The Republic of Ireland, member of European Parliament Jan Albrecht, 28 technology and media companies, 23 trade associations and advocacy organizations and 35 computer scientists have filed briefs with the court in support of Microsoft.

“We’re obviously an interested onlooker,” said Mark MacGann, Uber’s head of European affairs. Uber is concerned about the precedent set by the courts siding with the DOJ. “We certainly hope the court does the sensible thing here. As a company that is responsible for protecting masses of user and driver data, we are looking at the case extremely carefully.”

“This isn’t just about companies doing what they should, but about governments doing so” — James Waterworth, CCIA.

Microsoft is concerned that by pursuing the emails directly, the DOJ has endangered data flows between the U.S. and the EU.

“Respect for the integrity of a sovereign state’s legal process is what guides the mutual legal assistance treaty process. Without this respect, a further Balkanization of data will result,” said Michael Zweiback, a former chief of the cyber crime prosecutions section in the U.S. Attorney’s Office in Los Angeles and now a lawyer with Arent Fox.

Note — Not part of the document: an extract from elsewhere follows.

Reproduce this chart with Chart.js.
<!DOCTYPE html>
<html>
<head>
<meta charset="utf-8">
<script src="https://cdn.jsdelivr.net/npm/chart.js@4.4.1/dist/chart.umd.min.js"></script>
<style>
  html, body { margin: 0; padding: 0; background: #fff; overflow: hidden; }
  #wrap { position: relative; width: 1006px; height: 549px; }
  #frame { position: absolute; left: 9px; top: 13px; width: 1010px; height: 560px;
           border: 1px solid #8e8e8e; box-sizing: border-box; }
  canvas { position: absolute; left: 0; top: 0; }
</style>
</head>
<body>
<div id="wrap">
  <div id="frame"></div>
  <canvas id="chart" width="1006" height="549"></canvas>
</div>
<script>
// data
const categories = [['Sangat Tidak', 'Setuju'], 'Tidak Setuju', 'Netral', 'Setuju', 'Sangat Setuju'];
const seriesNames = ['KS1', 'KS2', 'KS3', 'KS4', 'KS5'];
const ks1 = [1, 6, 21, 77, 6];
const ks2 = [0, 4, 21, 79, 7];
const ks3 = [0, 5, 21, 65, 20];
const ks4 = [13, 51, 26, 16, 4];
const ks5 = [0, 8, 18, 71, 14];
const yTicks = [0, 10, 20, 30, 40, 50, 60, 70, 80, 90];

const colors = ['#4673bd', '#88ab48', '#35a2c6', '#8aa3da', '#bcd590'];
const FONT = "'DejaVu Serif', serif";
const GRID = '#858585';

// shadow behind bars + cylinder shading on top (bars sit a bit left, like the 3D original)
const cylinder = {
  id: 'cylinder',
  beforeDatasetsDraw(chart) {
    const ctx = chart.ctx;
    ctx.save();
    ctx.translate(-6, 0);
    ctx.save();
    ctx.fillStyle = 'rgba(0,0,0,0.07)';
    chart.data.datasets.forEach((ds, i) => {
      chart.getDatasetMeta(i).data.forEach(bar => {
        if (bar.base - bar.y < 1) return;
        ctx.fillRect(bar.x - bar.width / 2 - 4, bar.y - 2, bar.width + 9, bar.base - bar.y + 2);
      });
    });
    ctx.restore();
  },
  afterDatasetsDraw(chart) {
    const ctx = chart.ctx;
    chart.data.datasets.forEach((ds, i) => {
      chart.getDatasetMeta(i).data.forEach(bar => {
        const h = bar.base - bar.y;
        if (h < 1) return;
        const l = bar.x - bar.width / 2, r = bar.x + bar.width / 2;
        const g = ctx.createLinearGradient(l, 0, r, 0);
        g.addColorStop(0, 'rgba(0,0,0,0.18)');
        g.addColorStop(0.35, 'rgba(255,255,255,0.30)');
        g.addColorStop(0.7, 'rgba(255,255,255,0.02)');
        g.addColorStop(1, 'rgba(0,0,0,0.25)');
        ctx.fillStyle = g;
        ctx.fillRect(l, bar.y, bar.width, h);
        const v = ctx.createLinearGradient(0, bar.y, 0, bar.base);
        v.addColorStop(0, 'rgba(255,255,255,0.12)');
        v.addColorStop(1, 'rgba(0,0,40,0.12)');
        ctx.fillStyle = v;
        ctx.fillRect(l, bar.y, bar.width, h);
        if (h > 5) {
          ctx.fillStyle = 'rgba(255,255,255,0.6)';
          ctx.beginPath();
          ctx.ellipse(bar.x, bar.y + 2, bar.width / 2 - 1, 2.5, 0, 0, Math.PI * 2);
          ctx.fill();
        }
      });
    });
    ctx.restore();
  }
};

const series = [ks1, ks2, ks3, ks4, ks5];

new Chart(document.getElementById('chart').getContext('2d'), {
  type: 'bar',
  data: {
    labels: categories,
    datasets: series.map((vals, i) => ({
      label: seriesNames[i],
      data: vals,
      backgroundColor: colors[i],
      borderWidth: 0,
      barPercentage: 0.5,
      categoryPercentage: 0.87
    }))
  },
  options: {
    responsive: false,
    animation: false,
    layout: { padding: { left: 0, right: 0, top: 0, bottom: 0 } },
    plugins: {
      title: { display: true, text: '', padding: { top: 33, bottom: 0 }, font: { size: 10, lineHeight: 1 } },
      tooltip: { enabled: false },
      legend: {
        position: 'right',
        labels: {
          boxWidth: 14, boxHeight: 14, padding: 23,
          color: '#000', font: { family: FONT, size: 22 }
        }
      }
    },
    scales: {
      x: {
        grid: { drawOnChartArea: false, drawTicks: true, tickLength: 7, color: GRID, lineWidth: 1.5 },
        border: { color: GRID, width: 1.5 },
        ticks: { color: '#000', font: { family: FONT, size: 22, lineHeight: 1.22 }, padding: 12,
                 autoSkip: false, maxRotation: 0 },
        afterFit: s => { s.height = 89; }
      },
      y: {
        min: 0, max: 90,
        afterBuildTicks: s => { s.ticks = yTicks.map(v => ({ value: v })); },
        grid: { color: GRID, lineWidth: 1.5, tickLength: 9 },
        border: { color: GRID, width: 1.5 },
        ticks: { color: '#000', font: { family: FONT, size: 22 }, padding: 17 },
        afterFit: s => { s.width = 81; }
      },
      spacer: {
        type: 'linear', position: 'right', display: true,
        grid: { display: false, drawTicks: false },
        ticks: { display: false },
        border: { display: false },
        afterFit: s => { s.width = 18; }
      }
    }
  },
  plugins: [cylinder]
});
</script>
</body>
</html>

“The greater the DOJ presses this issue, the harder the EU will strive to implement rules to repatriate data from abroad and impose stiff penalties upon any company which allows the [DOJ] access,” he added.

The stakes are high for companies on both sides of the Atlantic.

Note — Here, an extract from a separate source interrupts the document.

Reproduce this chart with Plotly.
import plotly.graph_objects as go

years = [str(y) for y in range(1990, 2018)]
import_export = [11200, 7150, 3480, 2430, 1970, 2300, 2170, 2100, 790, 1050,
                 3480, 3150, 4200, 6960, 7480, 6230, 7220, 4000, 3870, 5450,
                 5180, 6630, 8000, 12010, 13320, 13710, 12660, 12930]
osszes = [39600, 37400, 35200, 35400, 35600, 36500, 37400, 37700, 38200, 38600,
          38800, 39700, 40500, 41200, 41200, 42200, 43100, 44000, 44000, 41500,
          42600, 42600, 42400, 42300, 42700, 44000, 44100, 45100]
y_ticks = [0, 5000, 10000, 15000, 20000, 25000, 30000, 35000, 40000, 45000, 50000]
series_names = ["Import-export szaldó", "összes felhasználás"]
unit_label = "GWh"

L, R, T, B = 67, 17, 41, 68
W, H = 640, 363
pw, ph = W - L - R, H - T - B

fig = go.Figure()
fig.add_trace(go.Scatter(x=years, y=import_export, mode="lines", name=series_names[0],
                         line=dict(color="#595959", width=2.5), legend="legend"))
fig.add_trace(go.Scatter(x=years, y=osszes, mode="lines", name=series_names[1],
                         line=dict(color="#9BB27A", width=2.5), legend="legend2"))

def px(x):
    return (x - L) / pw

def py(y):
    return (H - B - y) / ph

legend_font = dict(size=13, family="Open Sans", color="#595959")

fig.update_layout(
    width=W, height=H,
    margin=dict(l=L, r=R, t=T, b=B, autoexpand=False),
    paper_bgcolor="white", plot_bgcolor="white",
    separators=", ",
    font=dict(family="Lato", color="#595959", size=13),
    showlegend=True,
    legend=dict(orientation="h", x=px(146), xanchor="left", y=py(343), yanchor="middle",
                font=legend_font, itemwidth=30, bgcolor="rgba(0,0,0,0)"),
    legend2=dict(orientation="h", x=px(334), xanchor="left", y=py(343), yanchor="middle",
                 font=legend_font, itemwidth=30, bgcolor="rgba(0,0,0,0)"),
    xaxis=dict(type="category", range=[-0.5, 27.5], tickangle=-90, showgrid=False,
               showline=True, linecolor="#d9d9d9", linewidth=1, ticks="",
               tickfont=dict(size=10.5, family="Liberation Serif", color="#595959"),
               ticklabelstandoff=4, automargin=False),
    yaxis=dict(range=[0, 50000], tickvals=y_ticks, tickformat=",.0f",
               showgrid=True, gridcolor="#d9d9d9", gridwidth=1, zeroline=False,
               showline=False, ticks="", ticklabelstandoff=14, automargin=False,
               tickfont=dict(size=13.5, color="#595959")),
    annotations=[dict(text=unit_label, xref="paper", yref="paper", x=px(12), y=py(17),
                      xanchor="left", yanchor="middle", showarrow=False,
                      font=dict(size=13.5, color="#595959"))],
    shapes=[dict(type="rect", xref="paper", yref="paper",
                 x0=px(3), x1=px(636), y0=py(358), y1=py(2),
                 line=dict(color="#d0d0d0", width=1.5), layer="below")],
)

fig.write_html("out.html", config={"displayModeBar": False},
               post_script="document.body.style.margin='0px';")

“This isn’t just about companies doing what they should, but about governments doing so. It’s about passing the right rules and obeying those rules. We need to ensure governments do what’s expected of them, not just ask companies to be piggy in the middle,” said James Waterworth, vice president for Europe for the Computer and Communications Industry Association, of which Microsoft is a member.

Should Microsoft lose, it will be in the unenviable position of choosing to comply with a U.S. court order or breaching EU laws.

“If the U.S. government can unilaterally obtain information stored in European data centers, it will undercut European privacy protections and encourage countries around the world to claim similar powers to access information stored in other countries without respecting local law,” Microsoft’s Frank said.

EU privacy proponents are equally concerned.

“What we are now doing is saying ‘Yeah we have rules, but they’re not working out, so we’ll just go around them,'” said Albrecht, a Greens MEP and the vice-chair of Parliament’s civil liberties committee. “What we should be doing is improving MLAT cooperation.”